Of the two parties in this conflict—the instinctive {73} impulse and the repressive force—the first, according to Freud, is wholly the product of the sex instinct. This instinct is conceived of as being much more active and potent in the infant and child than had been suspected by any previous investigator. The normal sexual interest and activity as manifested in the adult are developed out of the sexual impulse of the child by a regular series of modifications, which appear to be regarded as due partly to a process of natural development and partly to the influence of external repressive forces. In the infant the instinct is egocentric and the object of its interest is the individual’s own body; with the increase of the mental field consequent on enlarging experience the instinctive activity is externalized, and its object of interest changes so that the child acquires a specific inclination towards other individuals without distinction of sex; finally, as a last stage of development the instinctive inclination is localized to members of the opposite sex. This series of transformations is regarded as normal by Freud, and as essential to the appearance of the “normal” adult type. The evolution of this series is sensitive to interference by outside influences, and any disturbance of it either by way of anticipation or delay will have profound effects upon the ultimate character and temperament of the subject. The psychical energy of an instinct so important as that of sex is very great, and is not dissipated by the forces of repression brought to bear upon it, but transformed into activities ostensibly quite different and directed into channels having no obvious connection with their source. It is a fundamental characteristic of the mind to be able to accept these substitutes for the actual indulgence of the instinct, and to enjoy a symbolical gratification in manifestations which have no overt sexual significance.
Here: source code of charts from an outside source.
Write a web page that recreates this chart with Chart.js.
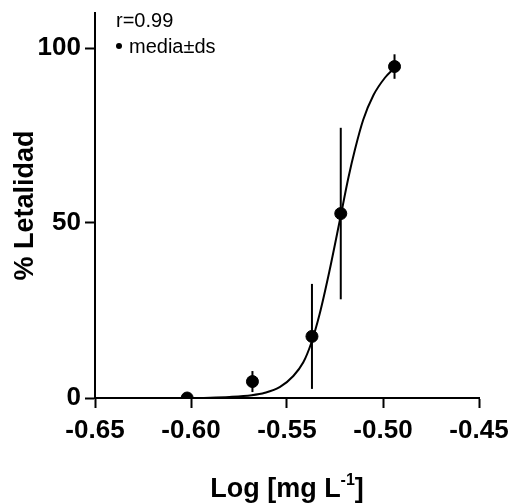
<!DOCTYPE html>
<html>
<head>
<meta charset="utf-8">
<script src="https://cdn.jsdelivr.net/npm/chart.js@4"></script>
<style>
  html, body { margin: 0; padding: 0; background: #fff; }
  #wrap { width: 509px; height: 504px; }
</style>
</head>
<body>
<div id="wrap"><canvas id="myChart" width="509" height="504"></canvas></div>
<script>
// tick labels
const xTicks = [-0.65, -0.60, -0.55, -0.50, -0.45];
const yTicks = [0, 50, 100];

// observed means and standard deviations
const logDose = [-0.602, -0.568, -0.537, -0.522, -0.494];
const lethality = [0, 4.7, 17.6, 52.7, 94.7];
const sdev = [0, 3, 15, 24.5, 3.5];

// fitted curve
const fitX = [-0.602, -0.590, -0.580, -0.5684, -0.5615, -0.5536, -0.5467, -0.5415, -0.5375, -0.5330, -0.5280, -0.5224, -0.5180, -0.5146, -0.5103, -0.5050, -0.4990, -0.4946];
const fitY = [0, 0.1, 0.3, 0.8, 1.5, 3.2, 6.3, 10.2, 15.5, 24, 36, 51, 63, 71, 79.5, 86.5, 91.5, 94];

const FONT = 'Arial, "Liberation Sans", sans-serif';

document.addEventListener("DOMContentLoaded", function() {
    const ctx = document.getElementById('myChart').getContext('2d');

    // vertical error bars, no caps
    const errorBars = {
        id: 'errorBars',
        beforeDatasetsDraw(chart) {
            const c = chart.ctx, xs = chart.scales.x, ys = chart.scales.y;
            c.save();
            c.strokeStyle = '#000';
            c.lineWidth = 2;
            logDose.forEach(function(x, i) {
                if (!sdev[i]) return;
                const px = xs.getPixelForValue(x);
                c.beginPath();
                c.moveTo(px, ys.getPixelForValue(lethality[i] + sdev[i]));
                c.lineTo(px, ys.getPixelForValue(lethality[i] - sdev[i]));
                c.stroke();
            });
            c.restore();
        }
    };

    // legend text and x title with superscript
    const annotations = {
        id: 'annotations',
        afterDraw(chart) {
            const c = chart.ctx;
            c.save();
            c.fillStyle = '#000';
            c.textBaseline = 'alphabetic';
            c.textAlign = 'left';
            c.font = '20px ' + FONT;
            c.fillText('r=0.99', 116, 27);
            c.beginPath();
            c.arc(119, 46, 3, 0, Math.PI * 2);
            c.fill();
            c.fillText('media\u00b1ds', 129, 53);

            // x axis title
            const main1 = 'Log [mg L', sup = '-1', main2 = ']';
            c.font = 'bold 27px ' + FONT;
            const w1 = c.measureText(main1).width;
            const w3 = c.measureText(main2).width;
            c.font = 'bold 16px ' + FONT;
            const w2 = c.measureText(sup).width;
            const total = w1 + w2 + w3;
            const cx = (chart.chartArea.left + chart.chartArea.right) / 2;
            const x0 = cx - total / 2;
            const base = 497;
            c.font = 'bold 27px ' + FONT;
            c.fillText(main1, x0, base);
            c.font = 'bold 16px ' + FONT;
            c.fillText(sup, x0 + w1, base - 12);
            c.font = 'bold 27px ' + FONT;
            c.fillText(main2, x0 + w1 + w2, base);
            c.restore();
        }
    };

    const myChart = new Chart(ctx, {
        data: {
            datasets: [{
                type: 'line',
                label: 'ajuste',
                data: fitX.map((x, i) => ({x: x, y: fitY[i]})),
                borderColor: '#000',
                borderWidth: 2,
                pointRadius: 0,
                cubicInterpolationMode: 'monotone',
                fill: false
            }, {
                type: 'scatter',
                label: 'media\u00b1ds',
                data: logDose.map((x, i) => ({x: x, y: lethality[i]})),
                backgroundColor: '#000',
                borderColor: '#000',
                pointRadius: 6,
                pointHoverRadius: 6
            }]
        },
        options: {
            responsive: false,
            animation: false,
            layout: {
                padding: { top: 13, right: 30, left: 0, bottom: 0 }
            },
            scales: {
                x: {
                    type: 'linear',
                    min: -0.65,
                    max: -0.45,
                    afterBuildTicks: function(scale) {
                        scale.ticks = xTicks.map(v => ({value: v}));
                    },
                    afterFit: function(scale) {
                        scale.height = 106;
                        scale.paddingLeft = 0;
                        scale.paddingRight = 0;
                    },
                    grid: {
                        drawOnChartArea: false,
                        drawTicks: true,
                        tickLength: 10,
                        tickWidth: 2,
                        color: '#000'
                    },
                    border: { display: true, color: '#000', width: 2 },
                    ticks: {
                        color: '#000',
                        padding: 7,
                        maxRotation: 0,
                        font: { family: FONT, size: 26, weight: 'bold' },
                        callback: v => v.toFixed(2)
                    }
                },
                y: {
                    type: 'linear',
                    min: 0,
                    max: 110,
                    afterBuildTicks: function(scale) {
                        scale.ticks = yTicks.map(v => ({value: v}));
                    },
                    afterFit: function(scale) {
                        scale.width = 95;
                        scale.paddingTop = 0;
                        scale.paddingBottom = 0;
                    },
                    grid: {
                        drawOnChartArea: false,
                        drawTicks: true,
                        tickLength: 10,
                        tickWidth: 2,
                        color: '#000'
                    },
                    border: { display: true, color: '#000', width: 2 },
                    ticks: {
                        color: '#000',
                        padding: 4,
                        font: { family: FONT, size: 26, weight: 'bold' }
                    },
                    title: {
                        display: true,
                        text: '% Letalidad',
                        color: '#000',
                        padding: { top: 9, bottom: 0 },
                        font: { family: FONT, size: 27, weight: 'bold' }
                    }
                }
            },
            plugins: {
                legend: { display: false },
                tooltip: { enabled: false }
            }
        },
        plugins: [errorBars, annotations]
    });
});
</script>
</body>
</html>
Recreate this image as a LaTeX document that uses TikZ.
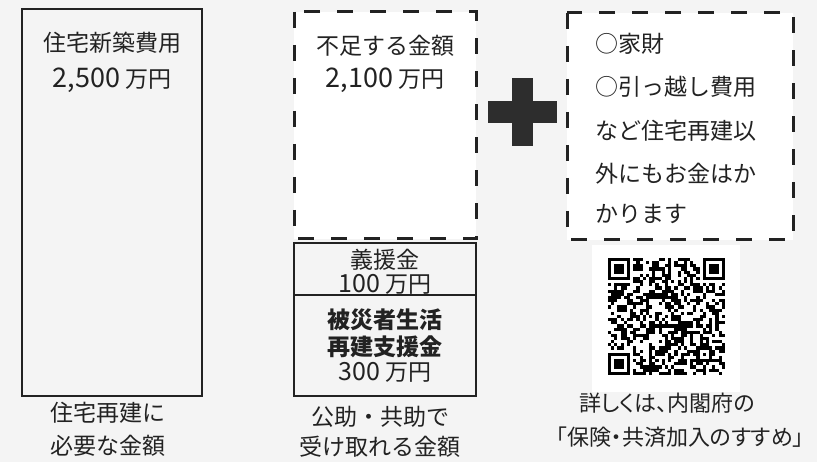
\documentclass[tikz,border=0pt]{standalone}
\usepackage{fontspec}
\setmainfont{Noto Sans CJK JP}
\newfontfamily\paltfont[RawFeature=+palt]{Noto Sans CJK JP}
\definecolor{bgcol}{RGB}{244,244,244}
\definecolor{ink}{RGB}{34,34,34}
\definecolor{plusgray}{RGB}{45,45,45}
\newcommand\bigdg[1]{{\fontsize{27}{26}\selectfont #1}}
\newcommand\smalldg[1]{{\fontsize{25}{26}\selectfont #1}}
\begin{document}
\begin{tikzpicture}[x=1pt,y=-1pt,
  lbl/.style={text=ink,font=\fontsize{23}{26}\selectfont,inner sep=0pt},
  lblbold/.style={lbl,font=\fontsize{23}{26}\selectfont\bfseries},
  lblpalt/.style={lbl,font=\fontsize{22}{26}\selectfont\paltfont},
  solidbox/.style={draw=ink,line width=2pt,fill=bgcol},
  dashbox/.style={draw=ink,line width=3pt,fill=white,dash pattern=on 16pt off 17pt}]
\fill[bgcol] (0,0) rectangle (817,462);
\useasboundingbox (0,0) rectangle (817,462);
% left column
\draw[solidbox] (22,9) rectangle (202,396);
\node[lbl] (newcost) at (112,43) {住宅新築費用};
\node[lbl] (newsum) at (112,80) {\bigdg{2,500} 万円};
\node[lbl] (needa) at (108,413) {住宅再建に};
\node[lbl] (needb) at (108,446) {必要な金額};
% middle column
\draw[dashbox] (294,12) rectangle (476,239);
\node[lbl] (lack) at (385,46) {不足する金額};
\node[lbl] (lacksum) at (385,80) {\bigdg{2,100} 万円};
\draw[solidbox] (294,243) rectangle (476,295);
\node[lbl] (gien) at (385,260) {義援金};
\node[lbl] (giensum) at (385,284) {\smalldg{100} 万円};
\draw[solidbox] (294,295) rectangle (476,396);
\node[lblbold] (shiena) at (385,320) {被災者生活};
\node[lblbold] (shienb) at (385,347) {再建支援金};
\node[lbl] (shiensum) at (385,372) {\smalldg{300} 万円};
\node[lbl] (geta) at (380,417) {公助・共助で};
\node[lbl] (getb) at (380,447) {受け取れる金額};
% plus sign
\fill[plusgray] (512,78) rectangle (533,146);
\fill[plusgray] (488,101) rectangle (557,123);
% right column
\draw[dashbox] (567,13) rectangle (793,240);
\node[lbl,anchor=west] (etca) at (595,44) {○家財};
\node[lbl,anchor=west] (etcb) at (595,87) {○引っ越し費用};
\node[lbl,anchor=west] (etcc) at (595,131) {など住宅再建以};
\node[lbl,anchor=west] (etcd) at (595,174) {外にもお金はか};
\node[lbl,anchor=west] (etce) at (595,214) {かります};
% qr code
\fill[white] (592,245) rectangle (740,392);
\def\qrm{3.16}
\pgfmathsetseed{4242}
\foreach \i in {0,...,36}{
  \foreach \j in {0,...,36}{
    \pgfmathrandominteger{\bit}{0}{1}
    \pgfmathtruncatemacro{\qrskip}{((\i<8)&&(\j<8))||((\i>28)&&(\j<8))||((\i<8)&&(\j>28)) ? 1 : 0}
    \ifnum\bit=1 \ifnum\qrskip=0
      \fill[black] ({608+\i*\qrm},{258+\j*\qrm}) rectangle ++(\qrm,\qrm);
    \fi\fi
  }
}
\foreach \fx/\fy in {0/0,30/0,0/30}{
  \fill[black] ({608+\fx*\qrm},{258+\fy*\qrm}) rectangle ++({7*\qrm},{7*\qrm});
  \fill[white] ({608+(\fx+1)*\qrm},{258+(\fy+1)*\qrm}) rectangle ++({5*\qrm},{5*\qrm});
  \fill[black] ({608+(\fx+2)*\qrm},{258+(\fy+2)*\qrm}) rectangle ++({3*\qrm},{3*\qrm});
}
\fill[black] ({608+28*\qrm},{258+28*\qrm}) rectangle ++({5*\qrm},{5*\qrm});
\fill[white] ({608+29*\qrm},{258+29*\qrm}) rectangle ++({3*\qrm},{3*\qrm});
\fill[black] ({608+30*\qrm},{258+30*\qrm}) rectangle ++(\qrm,\qrm);
\node[lblpalt] (morea) at (667,403) {詳しくは、内閣府の};
\node[lblpalt] (moreb) at (680,437) {「保険・共済加入のすすめ」};
\end{tikzpicture}
\end{document}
When development proceeds normally the {74} surplus energy of the sex instinct finds an outlet in activities of social value—æsthetic, poetic, altruistic; when development is interfered with the outflow of energy is apt to result in definite disease of the mind or in peculiarities of character scarcely to be distinguished therefrom.

Thus the mind of the adult, according to Freud, in addition to activities which are conscious and fully accessible to the subject, carries on activities and holds memories which are unconscious and totally inaccessible to the subject by any ordinary method of introspection. Between these two fields there is a barrier sedulously guarded by certain repressive forces. The unconscious is the realm of all the experiences, memories, impulses, and inclinations which during the subject’s life have been condemned by the standards of the conscious, have proved incompatible with it and have therefore been outlawed from it. This banishment in no way deprives these excluded mental processes of their energy, and they constantly influence the feelings and behaviour of the subject. So strict, however, is the guard between them and the conscious that they are never allowed to pass the barrier between one sphere and the other except in disguised and fantastically distorted forms by which their true meaning is closely concealed. It has been perhaps Freud’s most remarkable thesis that dreams are manifestations of this emergence of desires and memories from the unconscious into the conscious field. During sleep the repressing force which guards the frontier between conscious and unconscious is weakened. Even then, however, such ideas as emerge into the conscious can do so only in a worked up and distorted form, so that their significance can be disengaged from the grotesque jumble of the actual dream only by a minute inquiry according to a difficult and highly technical method. {75} By this method, however, is to be obtained a deep insight into the otherwise irrecoverable emotional history of the individual, the structure of his temperament, and, if he is mentally abnormal, the meaning of his symptoms.